▽
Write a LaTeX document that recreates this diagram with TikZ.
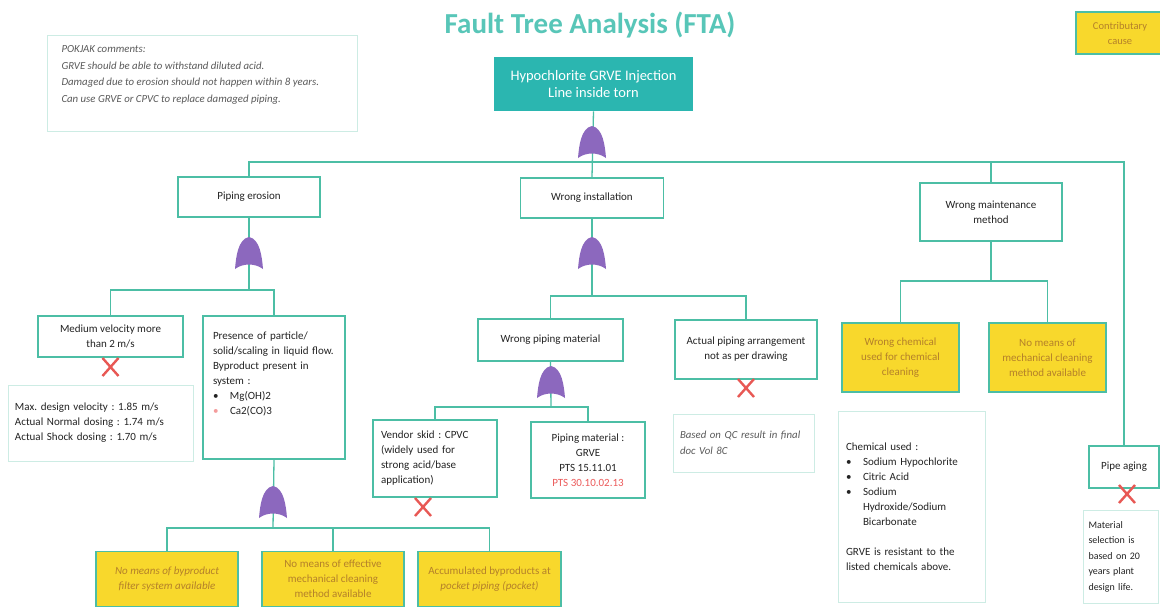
\documentclass[tikz,border=0pt]{standalone}
\usepackage{fontspec}
\setmainfont{Carlito}
\frenchspacing
\definecolor{tealline}{RGB}{76,190,165}
\definecolor{topfill}{RGB}{43,182,176}
\definecolor{titlec}{RGB}{88,198,184}
\definecolor{gatec}{RGB}{140,104,190}
\definecolor{ylw}{RGB}{248,216,44}
\definecolor{ytext}{RGB}{180,128,42}
\definecolor{notec}{RGB}{205,236,228}
\definecolor{notetext}{RGB}{90,90,90}
\definecolor{xred}{RGB}{232,88,84}
\definecolor{ink}{RGB}{35,35,35}
\definecolor{ptsred}{RGB}{236,90,90}
\newcommand\ftbody{\fontsize{11}{15}\selectfont}
\newcommand\ftyel{\fontsize{11}{15}\selectfont}
\newcommand\ftnote{\fontsize{10.8}{16.5}\selectfont\itshape}
\newcommand\itemdot{\makebox[17pt][l]{\textbullet}}
\newcommand\itemgap{\makebox[17pt]{}}
\tikzset{
  box/.style={draw=tealline, line width=1.9pt, fill=white, text=ink,
    font=\ftbody, align=center, inner sep=0pt},
  ybox/.style={box, fill=ylw, text=ytext, font=\ftyel},
  note/.style={draw=notec, line width=1pt, fill=white, text=ink,
    font=\ftbody, align=left, inner ysep=0pt},
  greynote/.style={note, text=notetext, font=\ftnote},
  conn/.style={draw=tealline, line width=1.3pt},
  pics/orgate/.style={code={
    \fill[gatec] (-14,32) .. controls (-13,20) and (-11,2) .. (0,0)
      .. controls (11,2) and (13,20) .. (14,32)
      .. controls (6,26) and (-6,26) .. (-14,32) -- cycle;}},
  pics/cross/.style={code={
    \draw[draw=xred, line width=2.4pt] (-8,-9) -- (8,9) (-8,9) -- (8,-9);}}
}
\begin{document}
\begin{tikzpicture}[x=1pt,y=-1pt]
\useasboundingbox (0,0) rectangle (1160,611);
\fill[white] (0,0) rectangle (1160,611);

% heading and legend
\node[font=\fontsize{29}{33}\selectfont\bfseries, text=titlec] (title) at (590,25) {Fault Tree Analysis (FTA)};
\node[ybox, font=\fontsize{10.5}{15}\selectfont, minimum width=88, minimum height=42] (legend) at (1120,33) {Contributary\\cause};

% review comments
\node[note, minimum width=310, minimum height=96] (cm) at (202,83) {};
\node[greynote, draw=none, fill=none, anchor=west, inner sep=0pt] (cmt) at (61,75)
  {POKJAK comments:\\GRVE should be able to withstand diluted acid.\\Damaged due to erosion should not happen within 8 years.\\Can use GRVE or CPVC to replace damaged piping.};

% top event
\node[box, fill=topfill, draw=topfill, text=white, font=\fontsize{14.5}{16.5}\selectfont,
  minimum width=197, minimum height=53] (top) at (593.5,84) {Hypochlorite GRVE Injection\\Line inside torn};

% second level
\node[box, minimum width=142, minimum height=40] (pe) at (249,197) {Piping erosion};
\node[box, minimum width=143, minimum height=40] (wi) at (592,198) {Wrong installation};
\node[box, minimum width=142, minimum height=58] (wm) at (991,212) {Wrong maintenance\\method};
\node[box, minimum width=70, minimum height=42] (pa) at (1124,467) {Pipe aging};

% piping erosion branch
\node[box, minimum width=145, minimum height=41] (mv) at (110.5,336.5) {Medium velocity more\\than 2 m/s};
\node[box, minimum width=142, minimum height=143] (pp) at (274,387.5) {};
\node[font=\ftbody, text=ink, align=left, text width=128, inner sep=0pt] (ppt) at (277,374)
  {Presence of particle/\\solid/scaling in liquid flow.\\Byproduct present in\\system :\\
   \itemdot Mg(OH)2\\{\color{ptsred!60}\makebox[17pt][l]{\textbullet}}Ca2(CO)3};
\node[note, text width=171, inner xsep=7, minimum height=76] (mdv) at (100.5,423)
  {Max. design velocity : 1.85 m/s\\Actual Normal dosing : 1.74 m/s\\Actual Shock dosing : 1.70 m/s};

\node[ybox, minimum width=142, minimum height=55] (b1) at (167,579) {\itshape No means of byproduct\\\itshape filter system available};
\node[ybox, minimum width=142, minimum height=55] (b2) at (333,579) {No means of effective\\mechanical cleaning\\method available};
\node[ybox, minimum width=143, minimum height=55] (b3) at (489.5,579) {Accumulated byproducts at\\\itshape pocket piping (pocket)};

% wrong installation branch
\node[box, minimum width=145, minimum height=42] (wpm) at (550.5,340) {Wrong piping material};
\node[box, minimum width=142, minimum height=59] (apa) at (746,349.5) {Actual piping arrangement\\not as per drawing};
\node[box, align=left, text width=108, inner xsep=8, minimum height=77] (vs) at (435,458.5)
  {Vendor skid : CPVC\\(widely used for\\strong acid/base\\application)};
\node[box, minimum width=114, minimum height=76] (pm) at (588,460)
  {Piping material :\\GRVE\\PTS 15.11.01\\{\color{ptsred}PTS 30.10.02.13}};
\node[greynote, text width=127, inner xsep=7, minimum height=58] (qc) at (743.5,443)
  {Based on QC result in final\\doc Vol 8C};

% wrong maintenance branch
\node[ybox, minimum width=117, minimum height=69] (wc) at (900.5,357.5) {Wrong chemical\\used for chemical\\cleaning};
\node[ybox, minimum width=117, minimum height=69] (nmc) at (1047.5,357.5) {No means of\\mechanical cleaning\\method available};
\node[note, text width=131, inner xsep=8, minimum height=191] (chem) at (911.5,506.5)
  {Chemical used :\\\itemdot Sodium Hypochlorite\\\itemdot Citric Acid\\\itemdot Sodium\\
   \itemgap Hydroxide/Sodium\\\itemgap Bicarbonate\\[15pt]GRVE is resistant to the\\listed chemicals above.};

% pipe aging note
\node[note, font=\fontsize{10}{15.5}\selectfont, text width=64, inner xsep=5.5, minimum height=93] (ms) at (1120.5,556.5)
  {Material\\selection is\\based on 20\\years plant\\design life.};

% junction points of the tree
\coordinate (j1) at (592,162);
\coordinate (j2) at (249,290);
\coordinate (j3) at (592,296);
\coordinate (j4) at (551,407);
\coordinate (j5) at (991,281);
\coordinate (j6) at (273,528);

% connectors
\draw[conn] (top.south) -- (wi.north);
\draw[conn] (pe.north) -- (pe.north |- j1) -- (j1 -| pa.north) -- (pa.north);
\draw[conn] (wm.north) -- (wm.north |- j1);
\draw[conn] (pe.south) -- (j2);
\draw[conn] (mv.north) |- (j2) -| (pp.north);
\draw[conn] (wi.south) -- (j3);
\draw[conn] (wpm.north) |- (j3) -| (apa.north);
\draw[conn] (wpm.south) -- (j4);
\draw[conn] (vs.north) |- (j4) -| (pm.north);
\draw[conn] (wm.south) -- (j5);
\draw[conn] (wc.north) |- (j5) -| (nmc.north);
\draw[conn] (pp.south) -- (j6);
\draw[conn] (b1.north) |- (j6) -| (b3.north);
\draw[conn] (b2.north) -- (b2.north |- j6);

% OR gates
\pic at (592,126) {orgate};
\pic at (249,237) {orgate};
\pic at (592,237) {orgate};
\pic at (551,366) {orgate};
\pic at (273,486) {orgate};

% ruled-out causes
\pic at (110.5,367) {cross};
\pic at (423,507) {cross};
\pic at (746,388) {cross};
\pic at (1127,494) {cross};
\end{tikzpicture}
\end{document}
△
**WHAT NEEDS TO BE DONE**
Repeat all of the data above word for word, minus the pictures.

**SOLUTION TO THE PROBLEM**
Write a LaTeX document that recreates this diagram with TikZ.
\documentclass[tikz,border=0pt]{standalone}
\usepackage{fontspec}
\setmainfont{Carlito}
\frenchspacing
\definecolor{tealline}{RGB}{76,190,165}
\definecolor{topfill}{RGB}{43,182,176}
\definecolor{titlec}{RGB}{88,198,184}
\definecolor{gatec}{RGB}{140,104,190}
\definecolor{ylw}{RGB}{248,216,44}
\definecolor{ytext}{RGB}{180,128,42}
\definecolor{notec}{RGB}{205,236,228}
\definecolor{notetext}{RGB}{90,90,90}
\definecolor{xred}{RGB}{232,88,84}
\definecolor{ink}{RGB}{35,35,35}
\definecolor{ptsred}{RGB}{236,90,90}
\newcommand\ftbody{\fontsize{11}{15}\selectfont}
\newcommand\ftyel{\fontsize{11}{15}\selectfont}
\newcommand\ftnote{\fontsize{10.8}{16.5}\selectfont\itshape}
\newcommand\itemdot{\makebox[17pt][l]{\textbullet}}
\newcommand\itemgap{\makebox[17pt]{}}
\tikzset{
  box/.style={draw=tealline, line width=1.9pt, fill=white, text=ink,
    font=\ftbody, align=center, inner sep=0pt},
  ybox/.style={box, fill=ylw, text=ytext, font=\ftyel},
  note/.style={draw=notec, line width=1pt, fill=white, text=ink,
    font=\ftbody, align=left, inner ysep=0pt},
  greynote/.style={note, text=notetext, font=\ftnote},
  conn/.style={draw=tealline, line width=1.3pt},
  pics/orgate/.style={code={
    \fill[gatec] (-14,32) .. controls (-13,20) and (-11,2) .. (0,0)
      .. controls (11,2) and (13,20) .. (14,32)
      .. controls (6,26) and (-6,26) .. (-14,32) -- cycle;}},
  pics/cross/.style={code={
    \draw[draw=xred, line width=2.4pt] (-8,-9) -- (8,9) (-8,9) -- (8,-9);}}
}
\begin{document}
\begin{tikzpicture}[x=1pt,y=-1pt]
\useasboundingbox (0,0) rectangle (1160,611);
\fill[white] (0,0) rectangle (1160,611);

% heading and legend
\node[font=\fontsize{29}{33}\selectfont\bfseries, text=titlec] (title) at (590,25) {Fault Tree Analysis (FTA)};
\node[ybox, font=\fontsize{10.5}{15}\selectfont, minimum width=88, minimum height=42] (legend) at (1120,33) {Contributary\\cause};

% review comments
\node[note, minimum width=310, minimum height=96] (cm) at (202,83) {};
\node[greynote, draw=none, fill=none, anchor=west, inner sep=0pt] (cmt) at (61,75)
  {POKJAK comments:\\GRVE should be able to withstand diluted acid.\\Damaged due to erosion should not happen within 8 years.\\Can use GRVE or CPVC to replace damaged piping.};

% top event
\node[box, fill=topfill, draw=topfill, text=white, font=\fontsize{14.5}{16.5}\selectfont,
  minimum width=197, minimum height=53] (top) at (593.5,84) {Hypochlorite GRVE Injection\\Line inside torn};

% second level
\node[box, minimum width=142, minimum height=40] (pe) at (249,197) {Piping erosion};
\node[box, minimum width=143, minimum height=40] (wi) at (592,198) {Wrong installation};
\node[box, minimum width=142, minimum height=58] (wm) at (991,212) {Wrong maintenance\\method};
\node[box, minimum width=70, minimum height=42] (pa) at (1124,467) {Pipe aging};

% piping erosion branch
\node[box, minimum width=145, minimum height=41] (mv) at (110.5,336.5) {Medium velocity more\\than 2 m/s};
\node[box, minimum width=142, minimum height=143] (pp) at (274,387.5) {};
\node[font=\ftbody, text=ink, align=left, text width=128, inner sep=0pt] (ppt) at (277,374)
  {Presence of particle/\\solid/scaling in liquid flow.\\Byproduct present in\\system :\\
   \itemdot Mg(OH)2\\{\color{ptsred!60}\makebox[17pt][l]{\textbullet}}Ca2(CO)3};
\node[note, text width=171, inner xsep=7, minimum height=76] (mdv) at (100.5,423)
  {Max. design velocity : 1.85 m/s\\Actual Normal dosing : 1.74 m/s\\Actual Shock dosing : 1.70 m/s};

\node[ybox, minimum width=142, minimum height=55] (b1) at (167,579) {\itshape No means of byproduct\\\itshape filter system available};
\node[ybox, minimum width=142, minimum height=55] (b2) at (333,579) {No means of effective\\mechanical cleaning\\method available};
\node[ybox, minimum width=143, minimum height=55] (b3) at (489.5,579) {Accumulated byproducts at\\\itshape pocket piping (pocket)};

% wrong installation branch
\node[box, minimum width=145, minimum height=42] (wpm) at (550.5,340) {Wrong piping material};
\node[box, minimum width=142, minimum height=59] (apa) at (746,349.5) {Actual piping arrangement\\not as per drawing};
\node[box, align=left, text width=108, inner xsep=8, minimum height=77] (vs) at (435,458.5)
  {Vendor skid : CPVC\\(widely used for\\strong acid/base\\application)};
\node[box, minimum width=114, minimum height=76] (pm) at (588,460)
  {Piping material :\\GRVE\\PTS 15.11.01\\{\color{ptsred}PTS 30.10.02.13}};
\node[greynote, text width=127, inner xsep=7, minimum height=58] (qc) at (743.5,443)
  {Based on QC result in final\\doc Vol 8C};

% wrong maintenance branch
\node[ybox, minimum width=117, minimum height=69] (wc) at (900.5,357.5) {Wrong chemical\\used for chemical\\cleaning};
\node[ybox, minimum width=117, minimum height=69] (nmc) at (1047.5,357.5) {No means of\\mechanical cleaning\\method available};
\node[note, text width=131, inner xsep=8, minimum height=191] (chem) at (911.5,506.5)
  {Chemical used :\\\itemdot Sodium Hypochlorite\\\itemdot Citric Acid\\\itemdot Sodium\\
   \itemgap Hydroxide/Sodium\\\itemgap Bicarbonate\\[15pt]GRVE is resistant to the\\listed chemicals above.};

% pipe aging note
\node[note, font=\fontsize{10}{15.5}\selectfont, text width=64, inner xsep=5.5, minimum height=93] (ms) at (1120.5,556.5)
  {Material\\selection is\\based on 20\\years plant\\design life.};

% junction points of the tree
\coordinate (j1) at (592,162);
\coordinate (j2) at (249,290);
\coordinate (j3) at (592,296);
\coordinate (j4) at (551,407);
\coordinate (j5) at (991,281);
\coordinate (j6) at (273,528);

% connectors
\draw[conn] (top.south) -- (wi.north);
\draw[conn] (pe.north) -- (pe.north |- j1) -- (j1 -| pa.north) -- (pa.north);
\draw[conn] (wm.north) -- (wm.north |- j1);
\draw[conn] (pe.south) -- (j2);
\draw[conn] (mv.north) |- (j2) -| (pp.north);
\draw[conn] (wi.south) -- (j3);
\draw[conn] (wpm.north) |- (j3) -| (apa.north);
\draw[conn] (wpm.south) -- (j4);
\draw[conn] (vs.north) |- (j4) -| (pm.north);
\draw[conn] (wm.south) -- (j5);
\draw[conn] (wc.north) |- (j5) -| (nmc.north);
\draw[conn] (pp.south) -- (j6);
\draw[conn] (b1.north) |- (j6) -| (b3.north);
\draw[conn] (b2.north) -- (b2.north |- j6);

% OR gates
\pic at (592,126) {orgate};
\pic at (249,237) {orgate};
\pic at (592,237) {orgate};
\pic at (551,366) {orgate};
\pic at (273,486) {orgate};

% ruled-out causes
\pic at (110.5,367) {cross};
\pic at (423,507) {cross};
\pic at (746,388) {cross};
\pic at (1127,494) {cross};
\end{tikzpicture}
\end{document}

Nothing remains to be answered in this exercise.